Ce bref ouvrage comprend deux parties. La première est une introduction historique. L’auteur présente d’abord la vie de Mechthild, née vers 1207 dans la petite noblesse de la région d’Helfta, qui se fait béguine avec l’arrivée des ordres mendiants, commence à écrire vers 1250, et rejoint le monastère cistercien d’Helfta vers 1271, puis le couvent dominicain de Halle, avant de mourir vers 1283. Le deuxième chapitre présente «le contexte de l’écriture» : le contexte politique – un Empire perturbé ; culturel – celui de la littérature courtoise et du développement des langues vernaculaires auquel participe Mechthild puisqu’elle écrit La Lumière fluente de la divinité en allemand ; contexte spirituel enfin marqué par l’essor des formes de religiosité féminine. Le troisième chapitre décrit quelques caractéristiques de la mystique de Mechthild, notamment le dialogue, qui traduit une meilleure compréhension de soi et une plus grande attention à la subjectivité.

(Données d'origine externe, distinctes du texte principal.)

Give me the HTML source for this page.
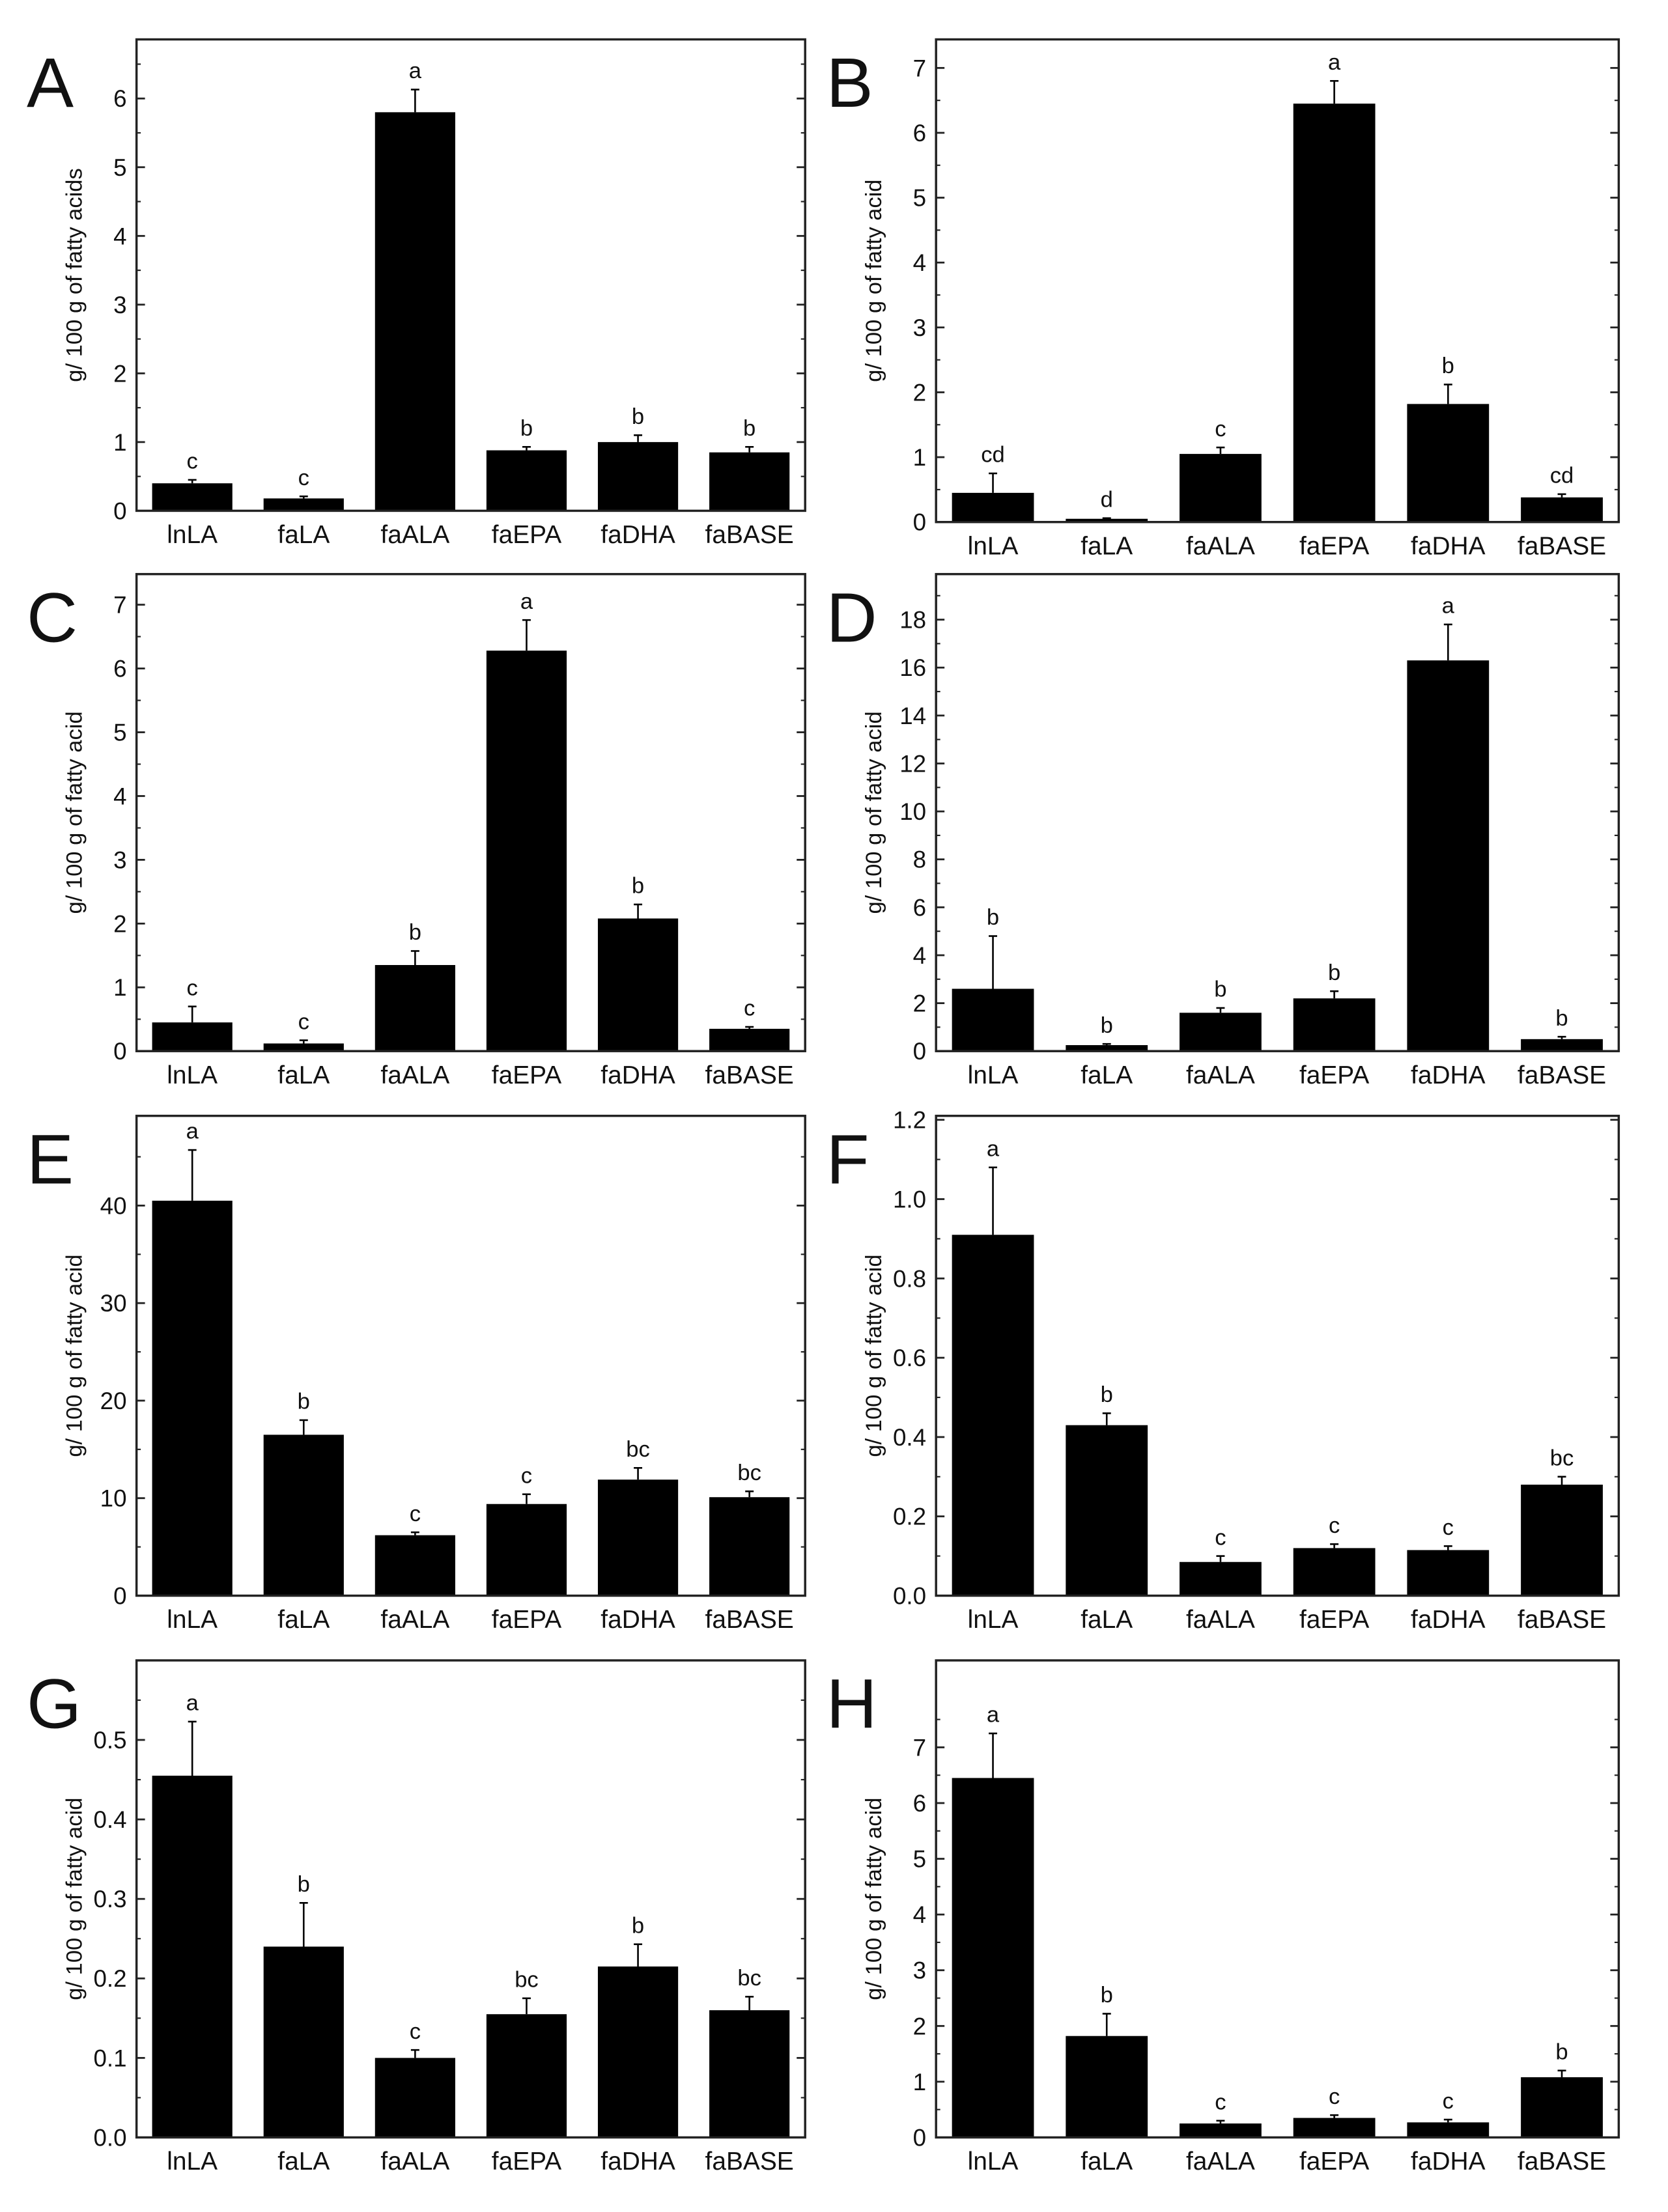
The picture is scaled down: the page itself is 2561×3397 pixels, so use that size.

La seconde partie de l’ouvrage est une anthologie brièvement commentée qui permet de découvrir la spiritualité de Mechthild. W. Verlaguet montre comment le problème principal est celui de l’absence de Dieu, face auquel la réponse de la mystique évolue. Elle reprend d’abord les thématiques des noces mystiques et du jeu érotique présent aussi bien dans la littérature mystique que courtoise. L’absence de Dieu est alors attente qui fait croître le désir et permet la purification, récompensée par des moments d’union qui suivent un processus d’ascension dans lequel la maîtrise du corps a une place centrale.

Mais l’originalité de Mechthild réside dans ce que W. Verlaguet désigne par le terme d’“éloignance”. Il s’agit d’un éloge de la séparation, qui apparaît comme la poursuite même et la réalisation de l’élan d’amour : «La nature de l’amour c’est qu’il s’écoule d’abord de douceur, qu’il devient ensuite riche en connaissance et qu’il devient enfin insatiable de réprobation…» (p.96). Mechthild en vient ici à souhaiter l’éloignement de Dieu, l’abandon total de l’homme et son complet rejet, qui sont, paradoxalement, le point de rencontre même avec la Kénose du Christ. C’est ce paradoxe que ce livre permet d’approcher.